Les Allemands anonymes

Fosse commune de Neuville-Saint-Vaast
par Julien Daget.

Le deutsche Soldatenfriedhof Neuville-St. Vaast regroupe les dépouilles de 44 888 militaires allemands [11] morts en Artois (notamment lors des combats de Notre-Dame-de-Lorette, de Vimy et d’Arras). 8 040 d’entre eux sont dans la vaste fosse commune, dont 7 248 sont des soldats inconnus.

Le lieu-dit « la Maison-Blanche », entre Neuville-Saint-Vaast et Arras, fut aménagé en un vaste cimetière par les Français à partir de 1919, qui y déménagèrent de nombreux petits cimetières allemands du sud du Pas-de-Calais. Quatre corps furent inhumés sous chaque croix ; ces croix sont dans un premier temps en bois bitumé, dans un second temps remplacées par des croix en fonte d’aluminium, en béton ou en pierre, toutes noires et alignées.

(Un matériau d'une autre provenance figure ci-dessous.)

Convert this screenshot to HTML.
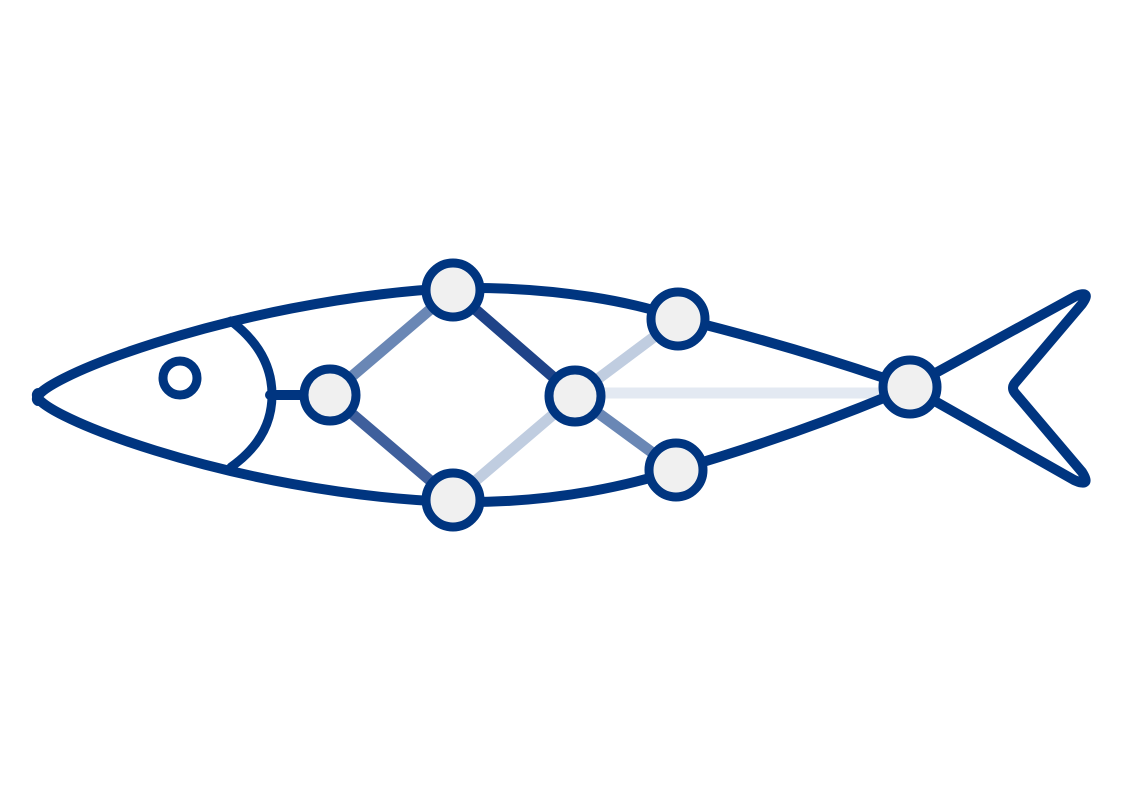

À partir de 1923, la Volksbund Deutsche Kriegsgräberfürsorge (VDK, la Commission allemande des sépultures de guerre) [12] est autorisée à intervenir en France : elle a alors aménagé le cimetière en parc arboré.

Tombes allemandes à Neuville-Saint-Vaast
par Julien Daget.

[2Le cimetière du Point-du-Jour regroupe les tombes de 794 Britanniques et Sud-Africains, dont 401 non-identifiés, plus six Français et trois autres Britanniques tués en 1940.

[4Un exemple parmi la centaine de « bataillons de copains » est le 16th (2nd Edinburgh) Battalion du Royal Scots Regiment, qui a reçu le surnom de footballer’s battalion (idem pour les 17th & 23rd Battalions, Middlesex Regiment), car il comprenait à partir de novembre 1914 les joueurs, employés et supporteurs du Heart of Midlothian Football Club d’Édimbourg, avec pour colonel le député local George McCrae. Cf. https://en.wikipedia.org/wiki/List_of_pals_battalions

[6Le 5 avril 2002, c’est un stock de 122 obus qui est mis au jour sur la même commune, sur le chantier d’une conduite de gaz.

[12L’entretien est assuré par le Service d’entretien des sépultures militaires allemandes (Sesma), au nom de la VDK. Cette dernière gère en France depuis 1966 (avant elle dépend de l’administration française) les 192 cimetières allemands de la Première Guerre mondiale et les 22 de la Seconde.